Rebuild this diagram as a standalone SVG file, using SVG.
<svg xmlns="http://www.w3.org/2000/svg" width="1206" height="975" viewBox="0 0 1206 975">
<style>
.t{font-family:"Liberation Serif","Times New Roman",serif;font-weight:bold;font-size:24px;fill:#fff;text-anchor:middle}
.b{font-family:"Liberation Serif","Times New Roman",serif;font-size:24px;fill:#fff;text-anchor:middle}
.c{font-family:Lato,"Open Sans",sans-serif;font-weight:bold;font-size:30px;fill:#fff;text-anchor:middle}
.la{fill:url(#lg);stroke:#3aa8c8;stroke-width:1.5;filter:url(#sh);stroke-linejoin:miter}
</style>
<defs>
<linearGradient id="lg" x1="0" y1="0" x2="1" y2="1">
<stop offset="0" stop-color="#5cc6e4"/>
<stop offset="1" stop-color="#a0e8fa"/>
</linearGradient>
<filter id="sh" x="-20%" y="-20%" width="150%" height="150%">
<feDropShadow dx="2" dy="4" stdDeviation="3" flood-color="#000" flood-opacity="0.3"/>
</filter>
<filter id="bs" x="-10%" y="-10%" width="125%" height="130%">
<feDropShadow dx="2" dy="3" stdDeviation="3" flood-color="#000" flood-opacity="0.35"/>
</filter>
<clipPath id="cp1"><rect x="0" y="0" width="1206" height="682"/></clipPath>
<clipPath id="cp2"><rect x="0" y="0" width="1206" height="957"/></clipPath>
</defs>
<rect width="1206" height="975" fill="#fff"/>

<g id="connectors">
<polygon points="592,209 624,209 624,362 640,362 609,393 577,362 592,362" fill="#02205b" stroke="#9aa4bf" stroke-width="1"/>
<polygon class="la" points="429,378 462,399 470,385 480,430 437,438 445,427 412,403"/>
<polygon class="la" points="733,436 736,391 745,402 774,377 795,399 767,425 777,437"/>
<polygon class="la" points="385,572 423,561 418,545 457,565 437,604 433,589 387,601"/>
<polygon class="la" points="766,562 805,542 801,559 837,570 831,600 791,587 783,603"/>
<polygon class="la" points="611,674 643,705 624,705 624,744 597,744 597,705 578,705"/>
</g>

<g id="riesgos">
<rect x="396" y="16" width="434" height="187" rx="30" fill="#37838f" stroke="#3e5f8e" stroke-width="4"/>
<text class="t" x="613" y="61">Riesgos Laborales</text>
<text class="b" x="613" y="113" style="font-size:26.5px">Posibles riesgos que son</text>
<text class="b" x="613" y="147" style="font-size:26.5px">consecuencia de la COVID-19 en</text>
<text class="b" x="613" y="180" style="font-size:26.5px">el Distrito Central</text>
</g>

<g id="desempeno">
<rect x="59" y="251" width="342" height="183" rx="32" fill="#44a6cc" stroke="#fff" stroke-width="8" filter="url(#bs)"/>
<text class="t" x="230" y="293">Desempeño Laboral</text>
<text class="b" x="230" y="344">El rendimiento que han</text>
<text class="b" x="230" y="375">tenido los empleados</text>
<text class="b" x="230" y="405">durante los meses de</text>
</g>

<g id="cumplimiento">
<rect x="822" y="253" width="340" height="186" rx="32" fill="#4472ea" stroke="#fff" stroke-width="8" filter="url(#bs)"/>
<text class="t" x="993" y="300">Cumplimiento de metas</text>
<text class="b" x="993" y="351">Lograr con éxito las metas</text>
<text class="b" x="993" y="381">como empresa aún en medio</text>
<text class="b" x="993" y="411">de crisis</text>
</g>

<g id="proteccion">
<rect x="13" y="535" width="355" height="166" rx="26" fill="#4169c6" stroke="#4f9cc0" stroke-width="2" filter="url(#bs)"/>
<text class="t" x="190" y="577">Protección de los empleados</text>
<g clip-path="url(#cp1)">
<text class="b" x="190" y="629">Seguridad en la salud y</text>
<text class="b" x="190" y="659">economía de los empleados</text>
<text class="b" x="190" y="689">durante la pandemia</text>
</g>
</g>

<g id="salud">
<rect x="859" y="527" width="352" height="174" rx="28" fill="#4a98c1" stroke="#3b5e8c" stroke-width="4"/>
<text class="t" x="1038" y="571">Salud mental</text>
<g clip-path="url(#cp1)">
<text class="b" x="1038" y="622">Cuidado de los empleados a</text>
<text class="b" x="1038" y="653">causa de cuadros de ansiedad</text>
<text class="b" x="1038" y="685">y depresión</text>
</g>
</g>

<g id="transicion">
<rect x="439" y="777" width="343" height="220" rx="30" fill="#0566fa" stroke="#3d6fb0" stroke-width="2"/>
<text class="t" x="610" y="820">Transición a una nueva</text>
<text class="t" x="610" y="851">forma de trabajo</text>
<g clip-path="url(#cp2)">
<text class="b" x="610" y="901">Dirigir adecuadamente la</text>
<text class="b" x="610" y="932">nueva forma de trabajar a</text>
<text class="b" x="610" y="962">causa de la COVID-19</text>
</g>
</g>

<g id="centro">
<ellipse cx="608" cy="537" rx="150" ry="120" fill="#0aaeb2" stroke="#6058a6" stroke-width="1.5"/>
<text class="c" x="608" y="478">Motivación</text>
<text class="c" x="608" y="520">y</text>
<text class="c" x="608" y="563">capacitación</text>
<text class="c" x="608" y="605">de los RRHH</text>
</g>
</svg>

** Task statement **
All of the material must be reproduced exactly.

** The output **
Rebuild this diagram as a standalone SVG file, using SVG.
<svg xmlns="http://www.w3.org/2000/svg" width="1206" height="975" viewBox="0 0 1206 975">
<style>
.t{font-family:"Liberation Serif","Times New Roman",serif;font-weight:bold;font-size:24px;fill:#fff;text-anchor:middle}
.b{font-family:"Liberation Serif","Times New Roman",serif;font-size:24px;fill:#fff;text-anchor:middle}
.c{font-family:Lato,"Open Sans",sans-serif;font-weight:bold;font-size:30px;fill:#fff;text-anchor:middle}
.la{fill:url(#lg);stroke:#3aa8c8;stroke-width:1.5;filter:url(#sh);stroke-linejoin:miter}
</style>
<defs>
<linearGradient id="lg" x1="0" y1="0" x2="1" y2="1">
<stop offset="0" stop-color="#5cc6e4"/>
<stop offset="1" stop-color="#a0e8fa"/>
</linearGradient>
<filter id="sh" x="-20%" y="-20%" width="150%" height="150%">
<feDropShadow dx="2" dy="4" stdDeviation="3" flood-color="#000" flood-opacity="0.3"/>
</filter>
<filter id="bs" x="-10%" y="-10%" width="125%" height="130%">
<feDropShadow dx="2" dy="3" stdDeviation="3" flood-color="#000" flood-opacity="0.35"/>
</filter>
<clipPath id="cp1"><rect x="0" y="0" width="1206" height="682"/></clipPath>
<clipPath id="cp2"><rect x="0" y="0" width="1206" height="957"/></clipPath>
</defs>
<rect width="1206" height="975" fill="#fff"/>

<g id="connectors">
<polygon points="592,209 624,209 624,362 640,362 609,393 577,362 592,362" fill="#02205b" stroke="#9aa4bf" stroke-width="1"/>
<polygon class="la" points="429,378 462,399 470,385 480,430 437,438 445,427 412,403"/>
<polygon class="la" points="733,436 736,391 745,402 774,377 795,399 767,425 777,437"/>
<polygon class="la" points="385,572 423,561 418,545 457,565 437,604 433,589 387,601"/>
<polygon class="la" points="766,562 805,542 801,559 837,570 831,600 791,587 783,603"/>
<polygon class="la" points="611,674 643,705 624,705 624,744 597,744 597,705 578,705"/>
</g>

<g id="riesgos">
<rect x="396" y="16" width="434" height="187" rx="30" fill="#37838f" stroke="#3e5f8e" stroke-width="4"/>
<text class="t" x="613" y="61">Riesgos Laborales</text>
<text class="b" x="613" y="113" style="font-size:26.5px">Posibles riesgos que son</text>
<text class="b" x="613" y="147" style="font-size:26.5px">consecuencia de la COVID-19 en</text>
<text class="b" x="613" y="180" style="font-size:26.5px">el Distrito Central</text>
</g>

<g id="desempeno">
<rect x="59" y="251" width="342" height="183" rx="32" fill="#44a6cc" stroke="#fff" stroke-width="8" filter="url(#bs)"/>
<text class="t" x="230" y="293">Desempeño Laboral</text>
<text class="b" x="230" y="344">El rendimiento que han</text>
<text class="b" x="230" y="375">tenido los empleados</text>
<text class="b" x="230" y="405">durante los meses de</text>
</g>

<g id="cumplimiento">
<rect x="822" y="253" width="340" height="186" rx="32" fill="#4472ea" stroke="#fff" stroke-width="8" filter="url(#bs)"/>
<text class="t" x="993" y="300">Cumplimiento de metas</text>
<text class="b" x="993" y="351">Lograr con éxito las metas</text>
<text class="b" x="993" y="381">como empresa aún en medio</text>
<text class="b" x="993" y="411">de crisis</text>
</g>

<g id="proteccion">
<rect x="13" y="535" width="355" height="166" rx="26" fill="#4169c6" stroke="#4f9cc0" stroke-width="2" filter="url(#bs)"/>
<text class="t" x="190" y="577">Protección de los empleados</text>
<g clip-path="url(#cp1)">
<text class="b" x="190" y="629">Seguridad en la salud y</text>
<text class="b" x="190" y="659">economía de los empleados</text>
<text class="b" x="190" y="689">durante la pandemia</text>
</g>
</g>

<g id="salud">
<rect x="859" y="527" width="352" height="174" rx="28" fill="#4a98c1" stroke="#3b5e8c" stroke-width="4"/>
<text class="t" x="1038" y="571">Salud mental</text>
<g clip-path="url(#cp1)">
<text class="b" x="1038" y="622">Cuidado de los empleados a</text>
<text class="b" x="1038" y="653">causa de cuadros de ansiedad</text>
<text class="b" x="1038" y="685">y depresión</text>
</g>
</g>

<g id="transicion">
<rect x="439" y="777" width="343" height="220" rx="30" fill="#0566fa" stroke="#3d6fb0" stroke-width="2"/>
<text class="t" x="610" y="820">Transición a una nueva</text>
<text class="t" x="610" y="851">forma de trabajo</text>
<g clip-path="url(#cp2)">
<text class="b" x="610" y="901">Dirigir adecuadamente la</text>
<text class="b" x="610" y="932">nueva forma de trabajar a</text>
<text class="b" x="610" y="962">causa de la COVID-19</text>
</g>
</g>

<g id="centro">
<ellipse cx="608" cy="537" rx="150" ry="120" fill="#0aaeb2" stroke="#6058a6" stroke-width="1.5"/>
<text class="c" x="608" y="478">Motivación</text>
<text class="c" x="608" y="520">y</text>
<text class="c" x="608" y="563">capacitación</text>
<text class="c" x="608" y="605">de los RRHH</text>
</g>
</svg>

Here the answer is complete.